(Source data)
━━━━━━━━━━

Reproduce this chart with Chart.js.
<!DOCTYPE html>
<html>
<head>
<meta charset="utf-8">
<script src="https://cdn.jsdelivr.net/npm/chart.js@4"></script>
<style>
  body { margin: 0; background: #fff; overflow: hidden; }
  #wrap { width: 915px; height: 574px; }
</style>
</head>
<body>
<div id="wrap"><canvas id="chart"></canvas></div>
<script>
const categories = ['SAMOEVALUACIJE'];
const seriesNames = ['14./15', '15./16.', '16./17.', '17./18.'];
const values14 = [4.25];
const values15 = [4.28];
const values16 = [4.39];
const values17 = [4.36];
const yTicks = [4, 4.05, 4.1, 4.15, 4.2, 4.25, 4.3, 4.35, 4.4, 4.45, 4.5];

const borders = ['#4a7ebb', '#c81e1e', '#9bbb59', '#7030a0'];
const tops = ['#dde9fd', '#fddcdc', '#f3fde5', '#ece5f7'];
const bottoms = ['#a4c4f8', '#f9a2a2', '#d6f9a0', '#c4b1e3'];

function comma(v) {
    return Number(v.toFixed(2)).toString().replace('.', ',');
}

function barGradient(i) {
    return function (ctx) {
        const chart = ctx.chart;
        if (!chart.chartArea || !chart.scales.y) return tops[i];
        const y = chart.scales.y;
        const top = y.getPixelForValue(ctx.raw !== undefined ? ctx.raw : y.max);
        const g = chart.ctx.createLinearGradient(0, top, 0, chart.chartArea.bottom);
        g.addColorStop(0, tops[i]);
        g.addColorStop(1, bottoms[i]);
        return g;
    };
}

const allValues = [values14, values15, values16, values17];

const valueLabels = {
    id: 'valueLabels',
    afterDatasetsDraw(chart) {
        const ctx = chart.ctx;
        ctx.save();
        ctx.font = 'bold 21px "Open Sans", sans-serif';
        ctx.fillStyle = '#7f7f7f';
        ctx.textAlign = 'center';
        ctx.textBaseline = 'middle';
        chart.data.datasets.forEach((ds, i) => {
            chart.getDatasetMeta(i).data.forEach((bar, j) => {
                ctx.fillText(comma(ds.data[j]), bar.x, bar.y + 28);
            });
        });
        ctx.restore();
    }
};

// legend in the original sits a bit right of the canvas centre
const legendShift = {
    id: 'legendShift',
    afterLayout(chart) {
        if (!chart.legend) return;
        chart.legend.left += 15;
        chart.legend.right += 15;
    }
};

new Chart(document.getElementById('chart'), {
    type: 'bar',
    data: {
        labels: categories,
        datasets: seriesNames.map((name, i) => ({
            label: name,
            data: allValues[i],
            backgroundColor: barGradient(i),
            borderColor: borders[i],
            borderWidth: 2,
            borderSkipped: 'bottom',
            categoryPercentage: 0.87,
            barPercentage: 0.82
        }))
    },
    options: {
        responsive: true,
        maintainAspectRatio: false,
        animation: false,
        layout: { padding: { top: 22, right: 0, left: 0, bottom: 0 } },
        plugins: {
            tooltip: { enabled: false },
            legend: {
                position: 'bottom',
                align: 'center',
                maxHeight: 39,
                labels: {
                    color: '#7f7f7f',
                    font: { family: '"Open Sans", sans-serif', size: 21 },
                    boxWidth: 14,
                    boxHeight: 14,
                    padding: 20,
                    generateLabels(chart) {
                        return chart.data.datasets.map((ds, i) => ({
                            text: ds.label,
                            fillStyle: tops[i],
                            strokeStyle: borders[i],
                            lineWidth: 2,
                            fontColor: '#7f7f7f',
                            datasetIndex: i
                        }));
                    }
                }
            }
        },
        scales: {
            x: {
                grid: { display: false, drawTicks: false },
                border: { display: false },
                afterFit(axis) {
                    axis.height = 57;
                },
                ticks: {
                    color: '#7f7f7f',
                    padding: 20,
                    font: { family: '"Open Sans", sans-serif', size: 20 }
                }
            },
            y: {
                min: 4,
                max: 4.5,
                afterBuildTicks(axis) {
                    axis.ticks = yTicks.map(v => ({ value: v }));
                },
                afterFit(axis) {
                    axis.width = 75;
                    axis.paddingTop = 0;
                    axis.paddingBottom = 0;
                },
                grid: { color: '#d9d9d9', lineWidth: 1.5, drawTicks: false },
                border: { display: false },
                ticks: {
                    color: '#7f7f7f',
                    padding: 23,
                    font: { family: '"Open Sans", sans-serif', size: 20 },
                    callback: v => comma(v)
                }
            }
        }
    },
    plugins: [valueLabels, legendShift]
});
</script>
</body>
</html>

━━━━━━━━━━

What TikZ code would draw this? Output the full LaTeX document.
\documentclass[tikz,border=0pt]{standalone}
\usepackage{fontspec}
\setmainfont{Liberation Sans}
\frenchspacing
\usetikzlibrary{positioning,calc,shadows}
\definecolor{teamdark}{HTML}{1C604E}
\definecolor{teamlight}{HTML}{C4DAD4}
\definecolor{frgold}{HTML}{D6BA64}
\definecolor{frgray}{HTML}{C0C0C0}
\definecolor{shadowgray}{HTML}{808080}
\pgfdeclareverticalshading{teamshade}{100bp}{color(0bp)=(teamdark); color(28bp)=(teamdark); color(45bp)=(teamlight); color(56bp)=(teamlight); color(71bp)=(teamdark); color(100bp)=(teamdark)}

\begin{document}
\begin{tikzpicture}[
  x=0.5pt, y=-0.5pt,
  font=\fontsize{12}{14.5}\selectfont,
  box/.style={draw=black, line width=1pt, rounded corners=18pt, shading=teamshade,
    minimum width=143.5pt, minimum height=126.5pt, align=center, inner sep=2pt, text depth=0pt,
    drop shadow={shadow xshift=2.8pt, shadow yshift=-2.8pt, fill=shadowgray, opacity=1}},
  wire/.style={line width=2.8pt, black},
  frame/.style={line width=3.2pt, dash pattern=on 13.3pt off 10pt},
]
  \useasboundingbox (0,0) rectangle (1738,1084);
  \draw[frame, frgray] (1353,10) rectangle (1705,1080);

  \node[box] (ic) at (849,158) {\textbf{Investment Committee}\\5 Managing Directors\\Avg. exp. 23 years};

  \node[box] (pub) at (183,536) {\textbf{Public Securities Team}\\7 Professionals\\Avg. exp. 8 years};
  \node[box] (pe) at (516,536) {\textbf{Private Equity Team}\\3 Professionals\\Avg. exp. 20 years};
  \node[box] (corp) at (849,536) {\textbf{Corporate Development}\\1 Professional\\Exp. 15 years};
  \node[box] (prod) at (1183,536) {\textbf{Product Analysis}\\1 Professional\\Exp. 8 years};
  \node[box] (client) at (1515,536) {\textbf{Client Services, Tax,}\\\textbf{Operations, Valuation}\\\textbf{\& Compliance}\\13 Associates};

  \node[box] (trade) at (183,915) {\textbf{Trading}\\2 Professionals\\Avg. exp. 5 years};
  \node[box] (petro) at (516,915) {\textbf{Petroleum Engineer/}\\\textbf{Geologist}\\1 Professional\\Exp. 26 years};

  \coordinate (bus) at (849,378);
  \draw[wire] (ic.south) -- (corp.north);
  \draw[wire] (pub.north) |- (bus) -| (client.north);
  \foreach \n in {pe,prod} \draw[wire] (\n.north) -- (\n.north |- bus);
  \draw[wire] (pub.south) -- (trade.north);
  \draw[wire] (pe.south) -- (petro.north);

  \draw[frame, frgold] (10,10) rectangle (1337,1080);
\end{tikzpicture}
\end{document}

━━━━━━━━━━

OBJECTIVE: Extract exactly and only the span of lines that begins at the line containing "Reproduce this chart with Chart.js." and ends at the line containing "const allValues = [values14, values15, values16, values17];".

CORRECT ANSWER:
Reproduce this chart with Chart.js.
<!DOCTYPE html>
<html>
<head>
<meta charset="utf-8">
<script src="https://cdn.jsdelivr.net/npm/chart.js@4"></script>
<style>
  body { margin: 0; background: #fff; overflow: hidden; }
  #wrap { width: 915px; height: 574px; }
</style>
</head>
<body>
<div id="wrap"><canvas id="chart"></canvas></div>
<script>
const categories = ['SAMOEVALUACIJE'];
const seriesNames = ['14./15', '15./16.', '16./17.', '17./18.'];
const values14 = [4.25];
const values15 = [4.28];
const values16 = [4.39];
const values17 = [4.36];
const yTicks = [4, 4.05, 4.1, 4.15, 4.2, 4.25, 4.3, 4.35, 4.4, 4.45, 4.5];

const borders = ['#4a7ebb', '#c81e1e', '#9bbb59', '#7030a0'];
const tops = ['#dde9fd', '#fddcdc', '#f3fde5', '#ece5f7'];
const bottoms = ['#a4c4f8', '#f9a2a2', '#d6f9a0', '#c4b1e3'];

function comma(v) {
    return Number(v.toFixed(2)).toString().replace('.', ',');
}

function barGradient(i) {
    return function (ctx) {
        const chart = ctx.chart;
        if (!chart.chartArea || !chart.scales.y) return tops[i];
        const y = chart.scales.y;
        const top = y.getPixelForValue(ctx.raw !== undefined ? ctx.raw : y.max);
        const g = chart.ctx.createLinearGradient(0, top, 0, chart.chartArea.bottom);
        g.addColorStop(0, tops[i]);
        g.addColorStop(1, bottoms[i]);
        return g;
    };
}

const allValues = [values14, values15, values16, values17];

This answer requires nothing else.